Multi-cloud support Deploy on AWS, Google Cloud, or Azure
Auto-scaling Automatically scales compute and storage based on demand
Global clusters Distribute data across multiple geographic regions
Automated backups Point-in-time recovery with configurable retention
Atlas Search Full-text search powered by Apache Lucene, integrated natively
Atlas Vector Search AI/ML embedding search for semantic similarity
Atlas Data Federation Query across MongoDB, S3, and other data sources
Atlas Charts Built-in data visualization
Atlas Triggers Event-driven functions (serverless)
Security VPC peering, IP whitelisting, encryption at rest and in transit

Tiers:

M0 Free Tier 512 MB storage, shared resources (great for learning)
M2/M5 Shared tiers for development
M10+ Dedicated tiers for production workloads

3.8.2 Compass (GUI for MongoDB)#

MongoDB Compass is the official graphical user interface (GUI) for MongoDB — like pgAdmin for PostgreSQL, but for MongoDB.

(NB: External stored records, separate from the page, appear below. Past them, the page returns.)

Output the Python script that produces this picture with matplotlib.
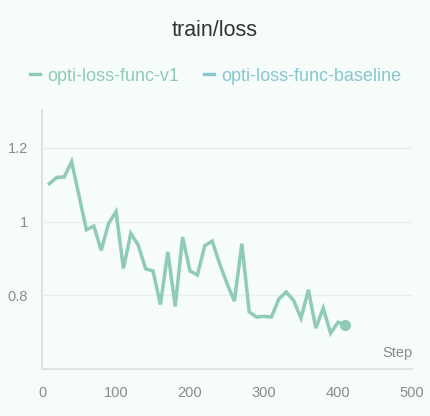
import matplotlib
matplotlib.use("Agg")
import matplotlib.pyplot as plt
from matplotlib.lines import Line2D

plt.rcParams['font.family'] = ['Liberation Sans', 'DejaVu Sans']

title = "train/loss"
series_names = ["opti-loss-func-v1", "opti-loss-func-baseline"]
steps = [10, 20, 30, 40, 50, 60, 70, 80, 90, 100, 110, 120, 130, 140, 150,
         160, 170, 180, 190, 200, 210, 220, 230, 240, 250, 260, 270, 280, 290,
         300, 310, 320, 330, 340, 350, 360, 370, 380, 390, 400, 410]
loss_v1 = [1.103, 1.120, 1.121, 1.163, 1.070, 0.978, 0.988, 0.922, 0.995, 1.027,
           0.873, 0.968, 0.936, 0.872, 0.866, 0.775, 0.918, 0.770, 0.958, 0.866,
           0.855, 0.935, 0.947, 0.886, 0.832, 0.784, 0.940, 0.755, 0.741, 0.743,
           0.741, 0.790, 0.809, 0.786, 0.738, 0.815, 0.711, 0.765, 0.697, 0.727,
           0.719]
x_ticks = [0, 100, 200, 300, 400, 500]
y_ticks = [0.8, 1.0, 1.2]
y_tick_labels = ["0.8", "1", "1.2"]

bg = "#f5fcf9"
c_v1 = "#8fcbb5"
c_base = "#88c6d0"

fig = plt.figure(figsize=(4.3, 4.16), dpi=100, facecolor=bg)
ax = fig.add_axes([0.0977, 0.113, 0.8605, 0.6226], facecolor=bg)

ax.plot(steps, loss_v1, color=c_v1, lw=2.5, solid_joinstyle='miter', zorder=3)
ax.plot(steps[-1:], loss_v1[-1:], 'o', color=c_v1, ms=7, zorder=4)

ax.set_xlim(0, 500)
ax.set_ylim(0.6, 1.303)
ax.set_xticks(x_ticks)
ax.set_xticklabels([str(v) for v in x_ticks])
ax.set_yticks(y_ticks)
ax.set_yticklabels(y_tick_labels)
ax.tick_params(length=0, colors="#8a8a8a", labelsize=10.5, pad=12)
ax.tick_params(axis='y', pad=10)
ax.grid(axis='y', color="#e8efec", lw=1)
ax.set_axisbelow(True)
for s in ['top', 'right']:
    ax.spines[s].set_visible(False)
for s in ['left', 'bottom']:
    ax.spines[s].set_color("#dde3e1")
    ax.spines[s].set_linewidth(1.5)

ax.text(1.0, 0.035, "Step", transform=ax.transAxes, ha='right', va='bottom',
        color="#8a8a8a", fontsize=10.5)

fig.text(0.5, 0.927, title, ha='center', va='center', fontsize=15.5, color="#333333")

handles = [Line2D([], [], color=c_v1, lw=2.4), Line2D([], [], color=c_base, lw=2.4)]
leg = fig.legend(handles, series_names, loc='center', bbox_to_anchor=(0.501, 0.817),
                 ncol=2, frameon=False, handlelength=0.55, handletextpad=0.4,
                 columnspacing=1.4, fontsize=13)
for t, c in zip(leg.get_texts(), [c_v1, c_base]):
    t.set_color(c)

fig.savefig("out.png", dpi=100, facecolor=bg)
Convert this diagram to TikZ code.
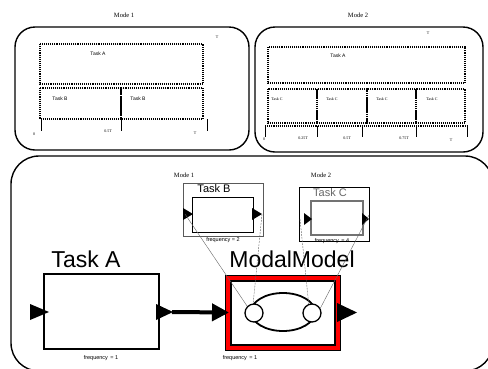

What you can do in Compass:

Browse and explore databases, collections, and documents visually
Build and run queries without writing code (visual query builder)
Create and manage indexes with performance impact estimates
Run aggregation pipelines with a visual stage-by-stage builder
Schema analysis Compass analyzes your collection and shows field types, value distributions
Explain plans Visualize how queries execute
Real-time performance Monitor server metrics (operations, memory, connections)
Import/Export data (JSON, CSV)

Editions:

Compass Full-featured (free)
Compass Readonly Read-only access for analysts

3.8.3 Mongoose (ODM for Node.js)#

Mongoose is an Object Document Mapper (ODM) for Node.js, it provides a schema-based layer on top of MongoDB’s flexible model.

Analogy: If MongoDB is a free-form filing cabinet, Mongoose is the colour-coded folder system you put inside it, adding structure, validation, and rules.